### DATASET CONTENT
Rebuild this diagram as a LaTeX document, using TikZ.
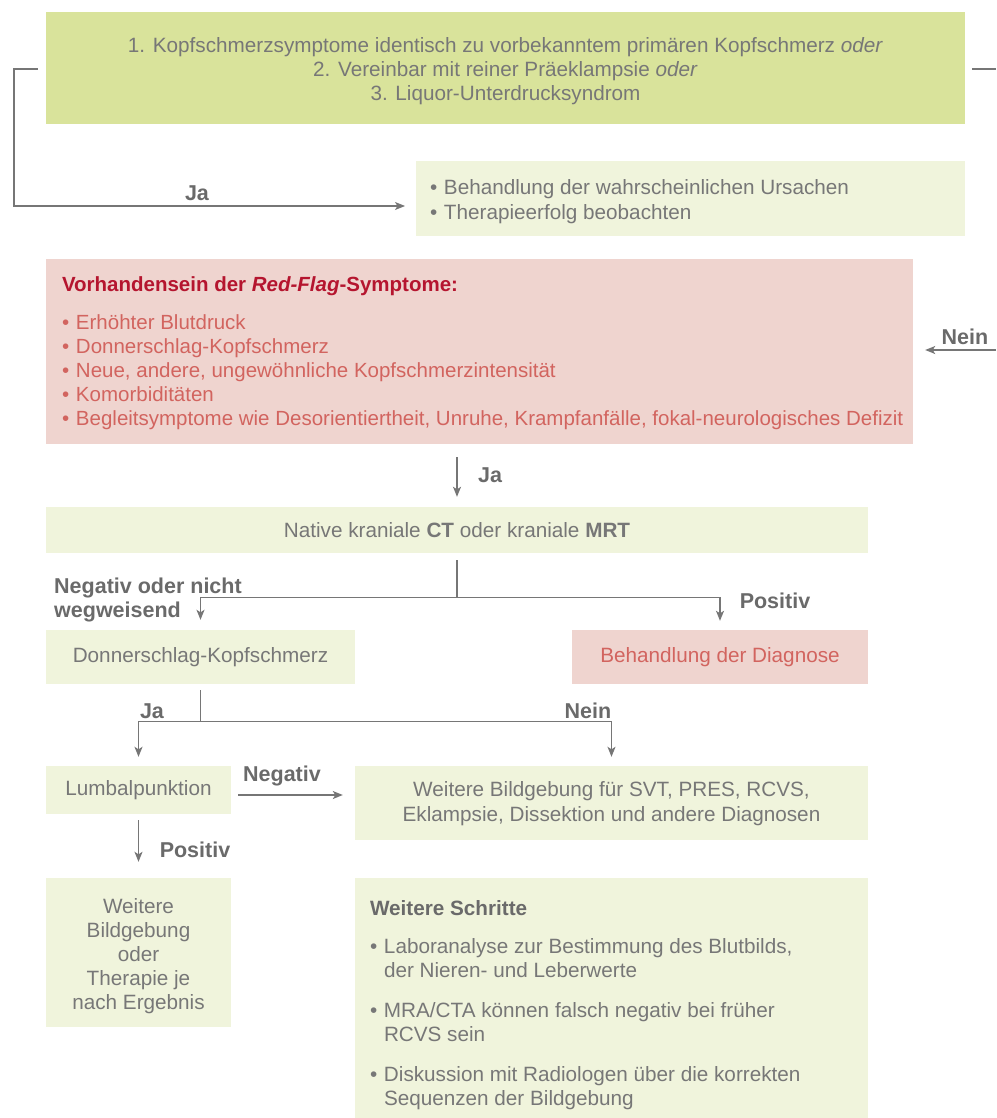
\documentclass[tikz,border=0pt]{standalone}
\usepackage{fontspec}
\setmainfont{Liberation Sans}
\usetikzlibrary{arrows.meta}
\definecolor{boxA}{HTML}{D9E39B}
\definecolor{boxB}{HTML}{F0F4DC}
\definecolor{boxR}{HTML}{EFD4CF}
\definecolor{txt}{HTML}{777777}
\definecolor{lbl}{HTML}{6A6A6A}
\definecolor{redtxt}{HTML}{D2645F}
\definecolor{redhd}{HTML}{B5152F}
\definecolor{ln}{HTML}{767676}
\newcommand\bitem[1]{\par\hangindent=14pt\hangafter=1\makebox[14pt][l]{•}#1}
\begin{document}
\begin{tikzpicture}[x=1pt,y=-1pt,
  box/.style={inner sep=0pt, font=\fontsize{20.7}{24}\selectfont, text=txt, align=center},
  conn/.style={draw=ln, line width=1.3pt, -{Stealth[length=10pt,width=8pt,inset=2.5pt]}},
  plain/.style={draw=ln, line width=1.3pt},
  lab/.style={font=\fontsize{21.5}{24}\selectfont\bfseries, text=lbl, inner sep=0pt}
]
\useasboundingbox (0,0) rectangle (996,1118);

% boxes
\node[box, fill=boxA, minimum width=919pt, minimum height=112pt] (top) at (505.5,68)
  {\begin{minipage}{900pt}\fontsize{20.7}{24}\selectfont\centering\vspace*{6pt}
   1. Kopfschmerzsymptome identisch zu vorbekanntem primären Kopfschmerz \textit{oder}\\
   2. Vereinbar mit reiner Präeklampsie \textit{oder}\\
   3. Liquor-Unterdrucksyndrom\end{minipage}};

\node[box, fill=boxB, minimum width=549pt, minimum height=75pt] (treat) at (690.5,198.5)
  {\begin{minipage}{521pt}\fontsize{20.7}{25}\selectfont\raggedright\vspace*{6pt}
   \bitem{Behandlung der wahrscheinlichen Ursachen}
   \bitem{Therapieerfolg beobachten}\end{minipage}};

\node[box, fill=boxR, minimum width=867pt, minimum height=185pt] (red) at (479.5,351.5)
  {\begin{minipage}{835pt}\fontsize{20.5}{24}\selectfont\raggedright\vspace*{4pt}
   {\color{redhd}\bfseries Vorhandensein der \textit{Red-Flag}-Symptome:}\par\vspace{14pt}
   \color{redtxt}
   \bitem{Erhöhter Blutdruck}
   \bitem{Donnerschlag-Kopfschmerz}
   \bitem{Neue, andere, ungewöhnliche Kopfschmerzintensität}
   \bitem{Komorbiditäten}
   \bitem{\makebox[0pt][l]{Begleitsymptome wie Desorientiertheit, Unruhe, Krampfanfälle, fokal-neurologisches Defizit}}
   \end{minipage}};

\node[box, fill=boxB, minimum width=822pt, minimum height=46pt] (ct) at (457,530)
  {\raisebox{-1pt}{Native kraniale \textbf{CT} oder kraniale \textbf{MRT}}};

\node[box, fill=boxB, minimum width=309pt, minimum height=54pt] (donner) at (200.5,657)
  {\raisebox{-2pt}{Donnerschlag-Kopfschmerz}};

\node[box, fill=boxR, minimum width=296pt, minimum height=54pt, text=redtxt] (diag) at (720,657)
  {\raisebox{-2pt}{Behandlung der Diagnose}};

\node[box, fill=boxB, minimum width=185pt, minimum height=48pt] (lumbal) at (138.5,790)
  {\raisebox{-2pt}{Lumbalpunktion}};

\node[box, fill=boxB, minimum width=513pt, minimum height=74pt] (weiter) at (611.5,803)
  {\begin{minipage}{500pt}\fontsize{20.7}{25}\selectfont\centering\vspace*{2pt}
   Weitere Bildgebung für SVT, PRES, RCVS,\\Eklampsie, Dissektion und andere Diagnosen\end{minipage}};

\node[box, fill=boxB, minimum width=185pt, minimum height=149pt] (therapy) at (138.5,952.5)
  {\begin{minipage}{180pt}\fontsize{20.7}{24}\selectfont\centering\vspace*{8pt}
   Weitere\\Bildgebung\\oder\\Therapie je\\nach Ergebnis\end{minipage}};

\node[box, fill=boxB, minimum width=513pt, minimum height=240pt] (steps) at (611.5,998)
  {\begin{minipage}{483pt}\fontsize{20.7}{24}\selectfont\raggedright\vspace*{14pt}
   {\color{lbl}\bfseries Weitere Schritte}\par\vspace{14pt}
   \bitem{Laboranalyse zur Bestimmung des Blutbilds,\newline der Nieren- und Leberwerte}\par\vspace{16pt}
   \bitem{MRA/CTA können falsch negativ bei früher\newline RCVS sein}\par\vspace{16pt}
   \bitem{Diskussion mit Radiologen über die korrekten\newline Sequenzen der Bildgebung}
   \end{minipage}};

% connectors
\coordinate (lft) at (14,206);
\coordinate (jaend) at (405,206);
\draw[conn] ([xshift=-8pt,yshift=-1pt]top.west) -| (lft) -- (jaend);
\node[lab] (lja1) at (197,193) {Ja};

\coordinate (rgt) at (996,69);
\draw[plain] ([xshift=7pt,yshift=-1pt]top.east) -- (rgt);

\coordinate (neinstart) at (996,350);
\draw[conn] (neinstart) -- ([xshift=12pt]red.east |- neinstart);
\node[lab] (lnein1) at (965,337) {Nein};

\draw[conn] ([yshift=-13pt]ct.north |- red.south) -- ([yshift=10pt]ct.north);
\node[lab] (lja2) at (490,475) {Ja};

\coordinate (ctsplit) at ([yshift=-44pt]ct.south);
\draw[plain] ([yshift=-7pt]ct.south) -- (ctsplit);
\draw[conn] (ctsplit) -| ([yshift=10pt]donner.north);
\draw[conn] (ctsplit) -| ([yshift=9pt]diag.north);
\node[lab, align=left, anchor=west] (lneg1) at (54,599.5) {Negativ oder nicht\\wegweisend};
\node[lab] (lpos1) at (775,601) {Positiv};

\coordinate (dsplit) at ([yshift=-37pt]donner.south);
\draw[plain] ([yshift=-6pt]donner.south) -- (dsplit);
\draw[conn] (dsplit) -| ([yshift=9pt]lumbal.north);
\draw[conn] (dsplit) -| ([yshift=9pt]weiter.north);
\node[lab] (lja3) at (152,711) {Ja};
\node[lab] (lnein2) at (588,711) {Nein};

\draw[conn] ([xshift=7pt,yshift=-5pt]lumbal.east) -- ([xshift=-12pt,yshift=-5pt]lumbal.east -| weiter.west);
\node[lab] (lneg2) at (282,776) {Negativ};

\draw[conn] ([yshift=-6pt]lumbal.south) -- ([yshift=16pt]therapy.north);
\node[lab] (lpos2) at (195,850) {Positiv};
\end{tikzpicture}
\end{document}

### DIRECTIVE
Reproduce all of the data exactly; the pictures do not belong in the copy.

### SOLUTION FOR THIS EXERCISE
Rebuild this diagram as a LaTeX document, using TikZ.
\documentclass[tikz,border=0pt]{standalone}
\usepackage{fontspec}
\setmainfont{Liberation Sans}
\usetikzlibrary{arrows.meta}
\definecolor{boxA}{HTML}{D9E39B}
\definecolor{boxB}{HTML}{F0F4DC}
\definecolor{boxR}{HTML}{EFD4CF}
\definecolor{txt}{HTML}{777777}
\definecolor{lbl}{HTML}{6A6A6A}
\definecolor{redtxt}{HTML}{D2645F}
\definecolor{redhd}{HTML}{B5152F}
\definecolor{ln}{HTML}{767676}
\newcommand\bitem[1]{\par\hangindent=14pt\hangafter=1\makebox[14pt][l]{•}#1}
\begin{document}
\begin{tikzpicture}[x=1pt,y=-1pt,
  box/.style={inner sep=0pt, font=\fontsize{20.7}{24}\selectfont, text=txt, align=center},
  conn/.style={draw=ln, line width=1.3pt, -{Stealth[length=10pt,width=8pt,inset=2.5pt]}},
  plain/.style={draw=ln, line width=1.3pt},
  lab/.style={font=\fontsize{21.5}{24}\selectfont\bfseries, text=lbl, inner sep=0pt}
]
\useasboundingbox (0,0) rectangle (996,1118);

% boxes
\node[box, fill=boxA, minimum width=919pt, minimum height=112pt] (top) at (505.5,68)
  {\begin{minipage}{900pt}\fontsize{20.7}{24}\selectfont\centering\vspace*{6pt}
   1. Kopfschmerzsymptome identisch zu vorbekanntem primären Kopfschmerz \textit{oder}\\
   2. Vereinbar mit reiner Präeklampsie \textit{oder}\\
   3. Liquor-Unterdrucksyndrom\end{minipage}};

\node[box, fill=boxB, minimum width=549pt, minimum height=75pt] (treat) at (690.5,198.5)
  {\begin{minipage}{521pt}\fontsize{20.7}{25}\selectfont\raggedright\vspace*{6pt}
   \bitem{Behandlung der wahrscheinlichen Ursachen}
   \bitem{Therapieerfolg beobachten}\end{minipage}};

\node[box, fill=boxR, minimum width=867pt, minimum height=185pt] (red) at (479.5,351.5)
  {\begin{minipage}{835pt}\fontsize{20.5}{24}\selectfont\raggedright\vspace*{4pt}
   {\color{redhd}\bfseries Vorhandensein der \textit{Red-Flag}-Symptome:}\par\vspace{14pt}
   \color{redtxt}
   \bitem{Erhöhter Blutdruck}
   \bitem{Donnerschlag-Kopfschmerz}
   \bitem{Neue, andere, ungewöhnliche Kopfschmerzintensität}
   \bitem{Komorbiditäten}
   \bitem{\makebox[0pt][l]{Begleitsymptome wie Desorientiertheit, Unruhe, Krampfanfälle, fokal-neurologisches Defizit}}
   \end{minipage}};

\node[box, fill=boxB, minimum width=822pt, minimum height=46pt] (ct) at (457,530)
  {\raisebox{-1pt}{Native kraniale \textbf{CT} oder kraniale \textbf{MRT}}};

\node[box, fill=boxB, minimum width=309pt, minimum height=54pt] (donner) at (200.5,657)
  {\raisebox{-2pt}{Donnerschlag-Kopfschmerz}};

\node[box, fill=boxR, minimum width=296pt, minimum height=54pt, text=redtxt] (diag) at (720,657)
  {\raisebox{-2pt}{Behandlung der Diagnose}};

\node[box, fill=boxB, minimum width=185pt, minimum height=48pt] (lumbal) at (138.5,790)
  {\raisebox{-2pt}{Lumbalpunktion}};

\node[box, fill=boxB, minimum width=513pt, minimum height=74pt] (weiter) at (611.5,803)
  {\begin{minipage}{500pt}\fontsize{20.7}{25}\selectfont\centering\vspace*{2pt}
   Weitere Bildgebung für SVT, PRES, RCVS,\\Eklampsie, Dissektion und andere Diagnosen\end{minipage}};

\node[box, fill=boxB, minimum width=185pt, minimum height=149pt] (therapy) at (138.5,952.5)
  {\begin{minipage}{180pt}\fontsize{20.7}{24}\selectfont\centering\vspace*{8pt}
   Weitere\\Bildgebung\\oder\\Therapie je\\nach Ergebnis\end{minipage}};

\node[box, fill=boxB, minimum width=513pt, minimum height=240pt] (steps) at (611.5,998)
  {\begin{minipage}{483pt}\fontsize{20.7}{24}\selectfont\raggedright\vspace*{14pt}
   {\color{lbl}\bfseries Weitere Schritte}\par\vspace{14pt}
   \bitem{Laboranalyse zur Bestimmung des Blutbilds,\newline der Nieren- und Leberwerte}\par\vspace{16pt}
   \bitem{MRA/CTA können falsch negativ bei früher\newline RCVS sein}\par\vspace{16pt}
   \bitem{Diskussion mit Radiologen über die korrekten\newline Sequenzen der Bildgebung}
   \end{minipage}};

% connectors
\coordinate (lft) at (14,206);
\coordinate (jaend) at (405,206);
\draw[conn] ([xshift=-8pt,yshift=-1pt]top.west) -| (lft) -- (jaend);
\node[lab] (lja1) at (197,193) {Ja};

\coordinate (rgt) at (996,69);
\draw[plain] ([xshift=7pt,yshift=-1pt]top.east) -- (rgt);

\coordinate (neinstart) at (996,350);
\draw[conn] (neinstart) -- ([xshift=12pt]red.east |- neinstart);
\node[lab] (lnein1) at (965,337) {Nein};

\draw[conn] ([yshift=-13pt]ct.north |- red.south) -- ([yshift=10pt]ct.north);
\node[lab] (lja2) at (490,475) {Ja};

\coordinate (ctsplit) at ([yshift=-44pt]ct.south);
\draw[plain] ([yshift=-7pt]ct.south) -- (ctsplit);
\draw[conn] (ctsplit) -| ([yshift=10pt]donner.north);
\draw[conn] (ctsplit) -| ([yshift=9pt]diag.north);
\node[lab, align=left, anchor=west] (lneg1) at (54,599.5) {Negativ oder nicht\\wegweisend};
\node[lab] (lpos1) at (775,601) {Positiv};

\coordinate (dsplit) at ([yshift=-37pt]donner.south);
\draw[plain] ([yshift=-6pt]donner.south) -- (dsplit);
\draw[conn] (dsplit) -| ([yshift=9pt]lumbal.north);
\draw[conn] (dsplit) -| ([yshift=9pt]weiter.north);
\node[lab] (lja3) at (152,711) {Ja};
\node[lab] (lnein2) at (588,711) {Nein};

\draw[conn] ([xshift=7pt,yshift=-5pt]lumbal.east) -- ([xshift=-12pt,yshift=-5pt]lumbal.east -| weiter.west);
\node[lab] (lneg2) at (282,776) {Negativ};

\draw[conn] ([yshift=-6pt]lumbal.south) -- ([yshift=16pt]therapy.north);
\node[lab] (lpos2) at (195,850) {Positiv};
\end{tikzpicture}
\end{document}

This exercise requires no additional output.